## EXERCISE INSTRUCTIONS
Repeat each line of the material below exactly as it appears, minus any pictures.

## INFORMATION GIVEN
** start **
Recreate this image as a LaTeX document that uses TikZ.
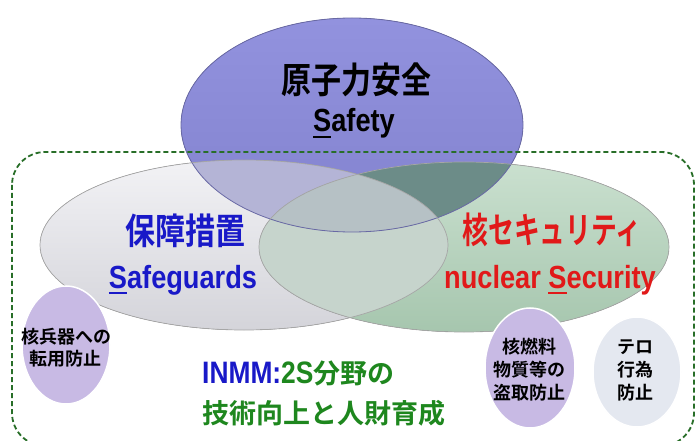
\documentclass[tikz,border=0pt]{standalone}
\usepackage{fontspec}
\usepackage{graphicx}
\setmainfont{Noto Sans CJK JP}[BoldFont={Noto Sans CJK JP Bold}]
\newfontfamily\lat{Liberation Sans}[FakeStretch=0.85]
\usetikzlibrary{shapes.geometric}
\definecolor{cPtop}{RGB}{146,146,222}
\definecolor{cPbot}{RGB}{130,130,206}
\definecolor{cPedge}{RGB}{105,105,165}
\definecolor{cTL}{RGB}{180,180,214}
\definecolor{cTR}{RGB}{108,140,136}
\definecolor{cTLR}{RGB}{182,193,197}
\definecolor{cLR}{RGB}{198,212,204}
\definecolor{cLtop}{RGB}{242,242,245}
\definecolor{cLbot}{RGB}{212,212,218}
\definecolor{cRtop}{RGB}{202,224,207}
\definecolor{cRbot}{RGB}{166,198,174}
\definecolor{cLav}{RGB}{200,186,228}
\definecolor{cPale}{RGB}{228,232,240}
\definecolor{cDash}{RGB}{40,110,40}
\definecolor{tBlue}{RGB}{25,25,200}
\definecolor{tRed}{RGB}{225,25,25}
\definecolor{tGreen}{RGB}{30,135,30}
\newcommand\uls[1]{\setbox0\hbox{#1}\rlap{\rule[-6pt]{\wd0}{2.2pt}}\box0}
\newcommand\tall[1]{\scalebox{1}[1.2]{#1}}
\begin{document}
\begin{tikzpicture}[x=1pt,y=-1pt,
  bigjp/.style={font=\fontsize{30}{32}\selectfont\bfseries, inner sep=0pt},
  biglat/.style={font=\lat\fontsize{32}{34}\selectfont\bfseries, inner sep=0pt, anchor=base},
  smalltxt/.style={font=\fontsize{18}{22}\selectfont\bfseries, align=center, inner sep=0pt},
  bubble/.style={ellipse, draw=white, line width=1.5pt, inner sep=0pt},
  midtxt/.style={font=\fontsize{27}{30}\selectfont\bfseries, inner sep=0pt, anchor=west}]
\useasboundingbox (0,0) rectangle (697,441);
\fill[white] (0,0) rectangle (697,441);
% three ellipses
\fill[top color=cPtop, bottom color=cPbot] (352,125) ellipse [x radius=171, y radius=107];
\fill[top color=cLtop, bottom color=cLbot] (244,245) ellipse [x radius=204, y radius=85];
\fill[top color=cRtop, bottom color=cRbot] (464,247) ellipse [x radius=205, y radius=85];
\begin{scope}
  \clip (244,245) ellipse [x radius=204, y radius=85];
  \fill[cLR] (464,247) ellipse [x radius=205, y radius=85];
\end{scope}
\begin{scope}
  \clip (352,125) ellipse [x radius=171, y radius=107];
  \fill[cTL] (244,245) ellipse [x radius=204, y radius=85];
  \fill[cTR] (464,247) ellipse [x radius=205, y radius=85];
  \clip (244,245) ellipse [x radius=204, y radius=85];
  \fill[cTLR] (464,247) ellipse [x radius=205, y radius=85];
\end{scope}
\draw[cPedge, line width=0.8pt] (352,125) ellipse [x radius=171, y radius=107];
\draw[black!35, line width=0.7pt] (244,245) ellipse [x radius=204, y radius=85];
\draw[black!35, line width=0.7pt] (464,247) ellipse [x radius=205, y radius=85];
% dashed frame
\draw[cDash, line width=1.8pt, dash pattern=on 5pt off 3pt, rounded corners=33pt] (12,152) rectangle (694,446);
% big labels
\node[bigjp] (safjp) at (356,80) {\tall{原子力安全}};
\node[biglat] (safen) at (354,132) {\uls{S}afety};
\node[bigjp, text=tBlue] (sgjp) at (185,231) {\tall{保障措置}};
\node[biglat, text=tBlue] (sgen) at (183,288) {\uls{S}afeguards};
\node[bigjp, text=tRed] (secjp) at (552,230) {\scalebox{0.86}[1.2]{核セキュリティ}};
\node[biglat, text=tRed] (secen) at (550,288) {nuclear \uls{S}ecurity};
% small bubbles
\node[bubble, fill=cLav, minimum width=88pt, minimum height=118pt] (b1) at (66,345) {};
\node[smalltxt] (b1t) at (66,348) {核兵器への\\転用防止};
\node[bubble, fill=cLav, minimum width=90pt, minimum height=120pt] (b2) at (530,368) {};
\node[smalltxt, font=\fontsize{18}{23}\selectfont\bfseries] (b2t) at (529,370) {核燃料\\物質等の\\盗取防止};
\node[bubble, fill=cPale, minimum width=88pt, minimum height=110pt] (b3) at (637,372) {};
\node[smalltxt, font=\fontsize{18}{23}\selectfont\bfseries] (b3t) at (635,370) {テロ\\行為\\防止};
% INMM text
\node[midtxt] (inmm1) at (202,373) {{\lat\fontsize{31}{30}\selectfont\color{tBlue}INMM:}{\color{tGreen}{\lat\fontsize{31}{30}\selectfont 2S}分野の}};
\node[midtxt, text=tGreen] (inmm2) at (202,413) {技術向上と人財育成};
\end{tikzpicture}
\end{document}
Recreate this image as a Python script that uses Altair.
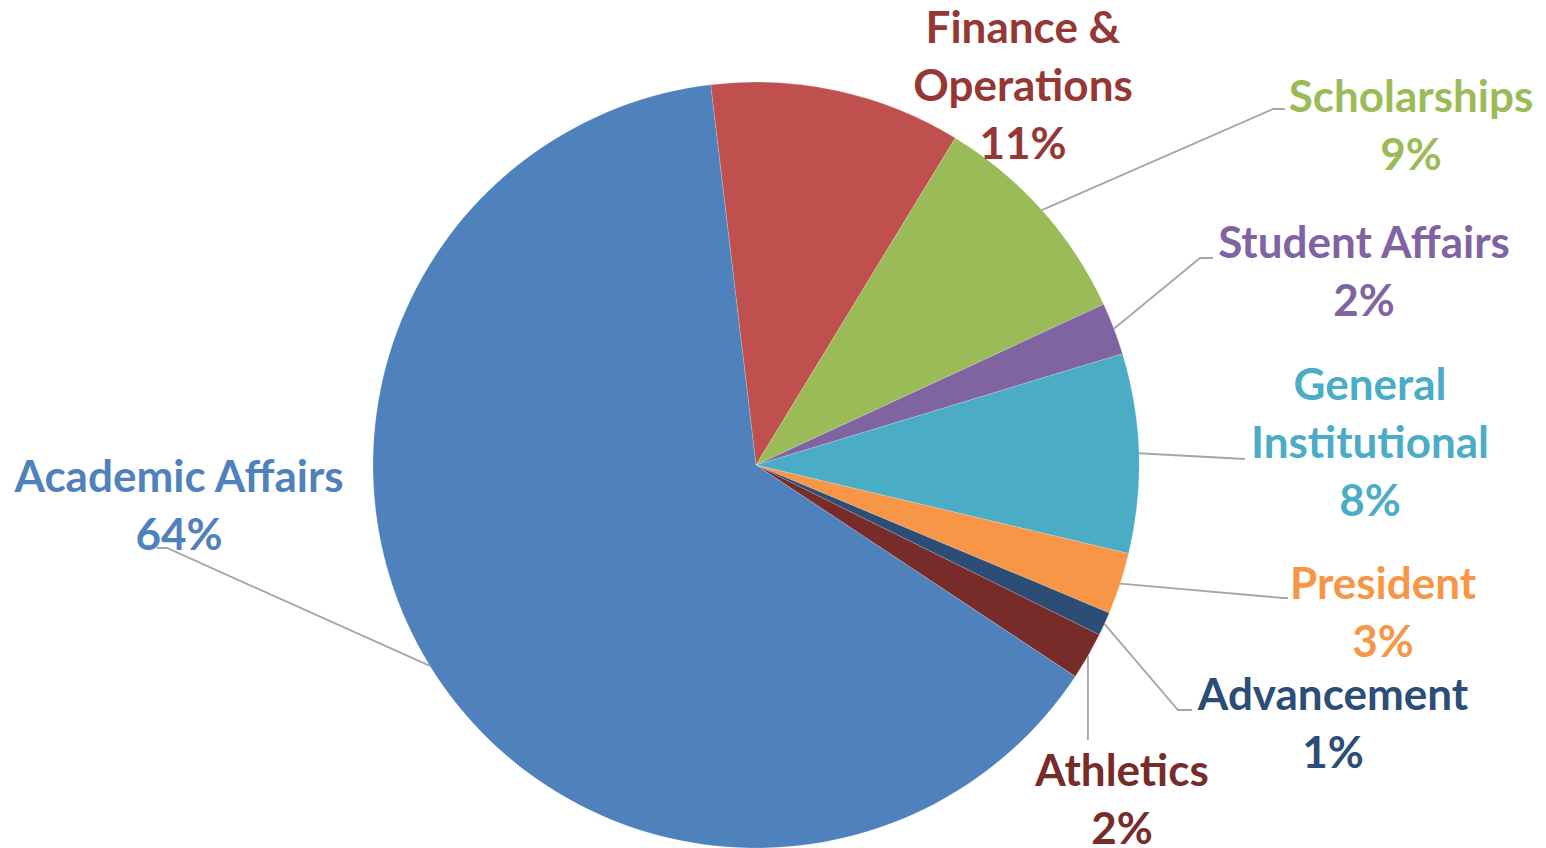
** end **
## SOLUTION BELOW
Recreate this image as a LaTeX document that uses TikZ.
\documentclass[tikz,border=0pt]{standalone}
\usepackage{fontspec}
\usepackage{graphicx}
\setmainfont{Noto Sans CJK JP}[BoldFont={Noto Sans CJK JP Bold}]
\newfontfamily\lat{Liberation Sans}[FakeStretch=0.85]
\usetikzlibrary{shapes.geometric}
\definecolor{cPtop}{RGB}{146,146,222}
\definecolor{cPbot}{RGB}{130,130,206}
\definecolor{cPedge}{RGB}{105,105,165}
\definecolor{cTL}{RGB}{180,180,214}
\definecolor{cTR}{RGB}{108,140,136}
\definecolor{cTLR}{RGB}{182,193,197}
\definecolor{cLR}{RGB}{198,212,204}
\definecolor{cLtop}{RGB}{242,242,245}
\definecolor{cLbot}{RGB}{212,212,218}
\definecolor{cRtop}{RGB}{202,224,207}
\definecolor{cRbot}{RGB}{166,198,174}
\definecolor{cLav}{RGB}{200,186,228}
\definecolor{cPale}{RGB}{228,232,240}
\definecolor{cDash}{RGB}{40,110,40}
\definecolor{tBlue}{RGB}{25,25,200}
\definecolor{tRed}{RGB}{225,25,25}
\definecolor{tGreen}{RGB}{30,135,30}
\newcommand\uls[1]{\setbox0\hbox{#1}\rlap{\rule[-6pt]{\wd0}{2.2pt}}\box0}
\newcommand\tall[1]{\scalebox{1}[1.2]{#1}}
\begin{document}
\begin{tikzpicture}[x=1pt,y=-1pt,
  bigjp/.style={font=\fontsize{30}{32}\selectfont\bfseries, inner sep=0pt},
  biglat/.style={font=\lat\fontsize{32}{34}\selectfont\bfseries, inner sep=0pt, anchor=base},
  smalltxt/.style={font=\fontsize{18}{22}\selectfont\bfseries, align=center, inner sep=0pt},
  bubble/.style={ellipse, draw=white, line width=1.5pt, inner sep=0pt},
  midtxt/.style={font=\fontsize{27}{30}\selectfont\bfseries, inner sep=0pt, anchor=west}]
\useasboundingbox (0,0) rectangle (697,441);
\fill[white] (0,0) rectangle (697,441);
% three ellipses
\fill[top color=cPtop, bottom color=cPbot] (352,125) ellipse [x radius=171, y radius=107];
\fill[top color=cLtop, bottom color=cLbot] (244,245) ellipse [x radius=204, y radius=85];
\fill[top color=cRtop, bottom color=cRbot] (464,247) ellipse [x radius=205, y radius=85];
\begin{scope}
  \clip (244,245) ellipse [x radius=204, y radius=85];
  \fill[cLR] (464,247) ellipse [x radius=205, y radius=85];
\end{scope}
\begin{scope}
  \clip (352,125) ellipse [x radius=171, y radius=107];
  \fill[cTL] (244,245) ellipse [x radius=204, y radius=85];
  \fill[cTR] (464,247) ellipse [x radius=205, y radius=85];
  \clip (244,245) ellipse [x radius=204, y radius=85];
  \fill[cTLR] (464,247) ellipse [x radius=205, y radius=85];
\end{scope}
\draw[cPedge, line width=0.8pt] (352,125) ellipse [x radius=171, y radius=107];
\draw[black!35, line width=0.7pt] (244,245) ellipse [x radius=204, y radius=85];
\draw[black!35, line width=0.7pt] (464,247) ellipse [x radius=205, y radius=85];
% dashed frame
\draw[cDash, line width=1.8pt, dash pattern=on 5pt off 3pt, rounded corners=33pt] (12,152) rectangle (694,446);
% big labels
\node[bigjp] (safjp) at (356,80) {\tall{原子力安全}};
\node[biglat] (safen) at (354,132) {\uls{S}afety};
\node[bigjp, text=tBlue] (sgjp) at (185,231) {\tall{保障措置}};
\node[biglat, text=tBlue] (sgen) at (183,288) {\uls{S}afeguards};
\node[bigjp, text=tRed] (secjp) at (552,230) {\scalebox{0.86}[1.2]{核セキュリティ}};
\node[biglat, text=tRed] (secen) at (550,288) {nuclear \uls{S}ecurity};
% small bubbles
\node[bubble, fill=cLav, minimum width=88pt, minimum height=118pt] (b1) at (66,345) {};
\node[smalltxt] (b1t) at (66,348) {核兵器への\\転用防止};
\node[bubble, fill=cLav, minimum width=90pt, minimum height=120pt] (b2) at (530,368) {};
\node[smalltxt, font=\fontsize{18}{23}\selectfont\bfseries] (b2t) at (529,370) {核燃料\\物質等の\\盗取防止};
\node[bubble, fill=cPale, minimum width=88pt, minimum height=110pt] (b3) at (637,372) {};
\node[smalltxt, font=\fontsize{18}{23}\selectfont\bfseries] (b3t) at (635,370) {テロ\\行為\\防止};
% INMM text
\node[midtxt] (inmm1) at (202,373) {{\lat\fontsize{31}{30}\selectfont\color{tBlue}INMM:}{\color{tGreen}{\lat\fontsize{31}{30}\selectfont 2S}分野の}};
\node[midtxt, text=tGreen] (inmm2) at (202,413) {技術向上と人財育成};
\end{tikzpicture}
\end{document}
Recreate this image as a Python script that uses Altair.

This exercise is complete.